* begin Supplied material *

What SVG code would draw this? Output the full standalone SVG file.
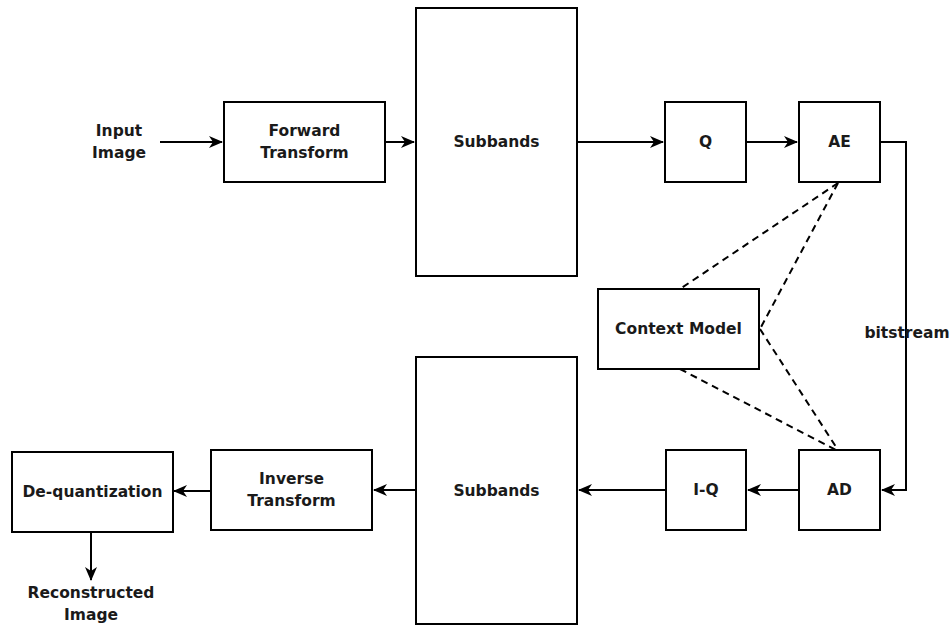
<svg xmlns="http://www.w3.org/2000/svg" width="952" height="626" viewBox="0 0 952 626">
<defs>
<marker id="arr" markerWidth="14" markerHeight="12" refX="13" refY="6" orient="auto" markerUnits="userSpaceOnUse" viewBox="0 0 14 12">
<path d="M0,0 L14,6 L0,12 L4,6 Z" fill="#000"/>
</marker>
</defs>
<style>
.box{fill:#fff;stroke:#000;stroke-width:2}
.t{font-family:"DejaVu Sans",Verdana,sans-serif;font-weight:bold;font-size:15.5px;fill:#1a1a1a;text-anchor:middle;dominant-baseline:central}
.c{fill:none;stroke:#000;stroke-width:2}
.d{fill:none;stroke:#000;stroke-width:2;stroke-dasharray:7 5}
</style>
<rect width="952" height="626" fill="#fff"/>
<g id="connectors">
<path class="c" d="M160,142 H222" marker-end="url(#arr)"/>
<path class="c" d="M385,142 H414" marker-end="url(#arr)"/>
<path class="c" d="M577,142 H663" marker-end="url(#arr)"/>
<path class="c" d="M746,142 H797" marker-end="url(#arr)"/>
<path class="c" d="M880,142 H906 V490 H882" marker-end="url(#arr)"/>
<path class="c" d="M799,490 H748" marker-end="url(#arr)"/>
<path class="c" d="M666,490 H579" marker-end="url(#arr)"/>
<path class="c" d="M416,490 H374" marker-end="url(#arr)"/>
<path class="c" d="M211,491 H174" marker-end="url(#arr)"/>
<path class="c" d="M91,532 V580" marker-end="url(#arr)"/>
<path class="d" d="M838,183 L680,289"/>
<path class="d" d="M838,183 L760,329"/>
<path class="d" d="M680,369 L836,450"/>
<path class="d" d="M760,329 L838,450"/>
<text class="t" x="907" y="333">bitstream</text>
</g>
<g id="input"><text class="t" x="119" y="131">Input</text><text class="t" x="119" y="153">Image</text></g>
<g id="forward"><rect class="box" x="224" y="102" width="161" height="80"/><text class="t" x="304.5" y="131">Forward</text><text class="t" x="304.5" y="153">Transform</text></g>
<g id="subbands1"><rect class="box" x="416" y="8" width="161" height="268"/><text class="t" x="496.5" y="142">Subbands</text></g>
<g id="q"><rect class="box" x="665" y="102" width="81" height="80"/><text class="t" x="705.5" y="142">Q</text></g>
<g id="ae"><rect class="box" x="799" y="102" width="81" height="80"/><text class="t" x="839.5" y="142">AE</text></g>
<g id="context"><rect class="box" x="598" y="289" width="161" height="80"/><text class="t" x="678.5" y="329">Context Model</text></g>
<g id="subbands2"><rect class="box" x="416" y="357" width="161" height="267"/><text class="t" x="496.5" y="491">Subbands</text></g>
<g id="iq"><rect class="box" x="666" y="450" width="80" height="80"/><text class="t" x="706" y="490">I-Q</text></g>
<g id="ad"><rect class="box" x="799" y="450" width="81" height="80"/><text class="t" x="839.5" y="490">AD</text></g>
<g id="inverse"><rect class="box" x="211" y="450" width="161" height="80"/><text class="t" x="291.5" y="479">Inverse</text><text class="t" x="291.5" y="501">Transform</text></g>
<g id="dequant"><rect class="box" x="12" y="452" width="161" height="80"/><text class="t" x="92.5" y="492">De-quantization</text></g>
<g id="recon"><text class="t" x="91" y="593">Reconstructed</text><text class="t" x="91" y="615">Image</text></g>
</svg>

* end Supplied material *

[The exercise]: Without including any pictures, print all of the material exactly as given.

[Full output]:
What SVG code would draw this? Output the full standalone SVG file.
<svg xmlns="http://www.w3.org/2000/svg" width="952" height="626" viewBox="0 0 952 626">
<defs>
<marker id="arr" markerWidth="14" markerHeight="12" refX="13" refY="6" orient="auto" markerUnits="userSpaceOnUse" viewBox="0 0 14 12">
<path d="M0,0 L14,6 L0,12 L4,6 Z" fill="#000"/>
</marker>
</defs>
<style>
.box{fill:#fff;stroke:#000;stroke-width:2}
.t{font-family:"DejaVu Sans",Verdana,sans-serif;font-weight:bold;font-size:15.5px;fill:#1a1a1a;text-anchor:middle;dominant-baseline:central}
.c{fill:none;stroke:#000;stroke-width:2}
.d{fill:none;stroke:#000;stroke-width:2;stroke-dasharray:7 5}
</style>
<rect width="952" height="626" fill="#fff"/>
<g id="connectors">
<path class="c" d="M160,142 H222" marker-end="url(#arr)"/>
<path class="c" d="M385,142 H414" marker-end="url(#arr)"/>
<path class="c" d="M577,142 H663" marker-end="url(#arr)"/>
<path class="c" d="M746,142 H797" marker-end="url(#arr)"/>
<path class="c" d="M880,142 H906 V490 H882" marker-end="url(#arr)"/>
<path class="c" d="M799,490 H748" marker-end="url(#arr)"/>
<path class="c" d="M666,490 H579" marker-end="url(#arr)"/>
<path class="c" d="M416,490 H374" marker-end="url(#arr)"/>
<path class="c" d="M211,491 H174" marker-end="url(#arr)"/>
<path class="c" d="M91,532 V580" marker-end="url(#arr)"/>
<path class="d" d="M838,183 L680,289"/>
<path class="d" d="M838,183 L760,329"/>
<path class="d" d="M680,369 L836,450"/>
<path class="d" d="M760,329 L838,450"/>
<text class="t" x="907" y="333">bitstream</text>
</g>
<g id="input"><text class="t" x="119" y="131">Input</text><text class="t" x="119" y="153">Image</text></g>
<g id="forward"><rect class="box" x="224" y="102" width="161" height="80"/><text class="t" x="304.5" y="131">Forward</text><text class="t" x="304.5" y="153">Transform</text></g>
<g id="subbands1"><rect class="box" x="416" y="8" width="161" height="268"/><text class="t" x="496.5" y="142">Subbands</text></g>
<g id="q"><rect class="box" x="665" y="102" width="81" height="80"/><text class="t" x="705.5" y="142">Q</text></g>
<g id="ae"><rect class="box" x="799" y="102" width="81" height="80"/><text class="t" x="839.5" y="142">AE</text></g>
<g id="context"><rect class="box" x="598" y="289" width="161" height="80"/><text class="t" x="678.5" y="329">Context Model</text></g>
<g id="subbands2"><rect class="box" x="416" y="357" width="161" height="267"/><text class="t" x="496.5" y="491">Subbands</text></g>
<g id="iq"><rect class="box" x="666" y="450" width="80" height="80"/><text class="t" x="706" y="490">I-Q</text></g>
<g id="ad"><rect class="box" x="799" y="450" width="81" height="80"/><text class="t" x="839.5" y="490">AD</text></g>
<g id="inverse"><rect class="box" x="211" y="450" width="161" height="80"/><text class="t" x="291.5" y="479">Inverse</text><text class="t" x="291.5" y="501">Transform</text></g>
<g id="dequant"><rect class="box" x="12" y="452" width="161" height="80"/><text class="t" x="92.5" y="492">De-quantization</text></g>
<g id="recon"><text class="t" x="91" y="593">Reconstructed</text><text class="t" x="91" y="615">Image</text></g>
</svg>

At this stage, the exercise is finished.